On 21 April 1773 Stackhouse married Susanna Acton, only daughter and heir of Edward Acton of Acton Scott, Shropshire and they had four sons and three daughters. The eldest son, John, died young. The second, Edward William, assumed the surname of Pendarves in 1815. The third son, Thomas Pendarves, succeeded to the estate of Acton Scott, and assumed the additional surname of Acton in 1834.

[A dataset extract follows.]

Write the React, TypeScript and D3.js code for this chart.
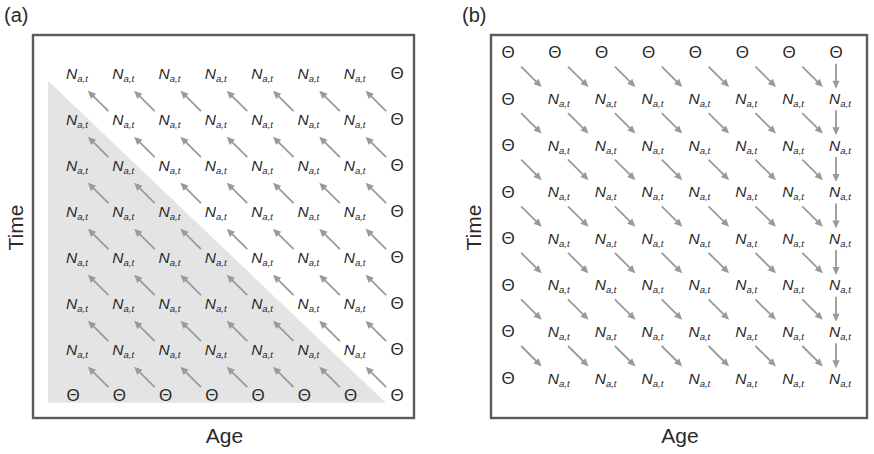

Stackhouse died at his house at Edgar Buildings, Bath, on 22 November 1819. His name was commemorated by Sir James Edward Smith in the Australian plant genus Stackhousia.

==Works==
From an early period Stackhouse devoted himself to botany, and especially to the study of seaweeds and of the plants mentioned by Theophrastus. About 1775 he erected Acton Castle at Perranuthnoe to pursue his researches. He was one of the early fellows of the Linnean Society, elected in 1795.

Stackhouse's major works were Nereis Britannica, Illustrationes Theophrasti, and his edition of Theophrastus's Historia Plantarum. The Nereis Britannica, which was issued in parts, deals mainly with the brown algal seawracks or fuci, and was based on his own researches, discussions with James Edward Smith, comments on proofs by friends and the herbaria of Dillenius, Bobart, and Linnæus. The complete work, which was printed privately and published in folio at Bath, with Latin and English text and twelve coloured plates by the author, appeared as part I in 1795, part II in 1797 and part III in 1801. An enlarged edition, with twenty-four coloured plates, was published at Bath in 1801, in folio; and another at Oxford in 1816, in quarto, with Latin text only and twenty plates. The Illustrationes Theophrasti in usum Botanicorum præcipue peregrinantium, Oxford, 1811, contains a lexicon and three catalogues giving the Linnæan names of the plants mentioned. The edition of Theophrasti Eresii de Historia Plantarum libri decem, "perhaps the most unsatisfactory" ever published (according to Benjamin Daydon Jackson, Guide to the Literature of Botany (1881), p. 22), in 2 vols. 1813 and 1814, contains the Greek text, Latin notes, a glossary and Greek-Latin and Latin-Greek catalogues of the plants. From it Stackhouse reprinted in a separate form De Libanoto, Smyrna, et Balsamo Theophrasti Notitiæ, with prefatory Extracts from James Bruce's Travels in Abyssinia, Bath, 1815.

Papers by Stackhouse were published in the Transactions of the Linnean Society (vols. iii. and v.), dated 1795 and 1798, in the Classical Journal, dated 1815 and 1816 (xi. 154–5, xiii. 445–8, xiv. 289–93), and one, entitled Tentamen Marino-cryptogamicum, and dated Bath, 1807, in the Mémoires de la Société des Naturalistes of Moscow, as a fellow (1809, ii. 50–97).

Stackhouse also contributed a translation in English verse to the second edition of the Abbate Alberto Fortis's Dei Cataclismi sofferti dal nostro pianeta, saggio poetico (London, 1786), and he made contributions to William Coxe's Literary Life and Select Works of Benjamin Stillingfleet.

==Legacy==
Letters and his notebooks related to the Nereis Britannica are in the Linnean Society archive.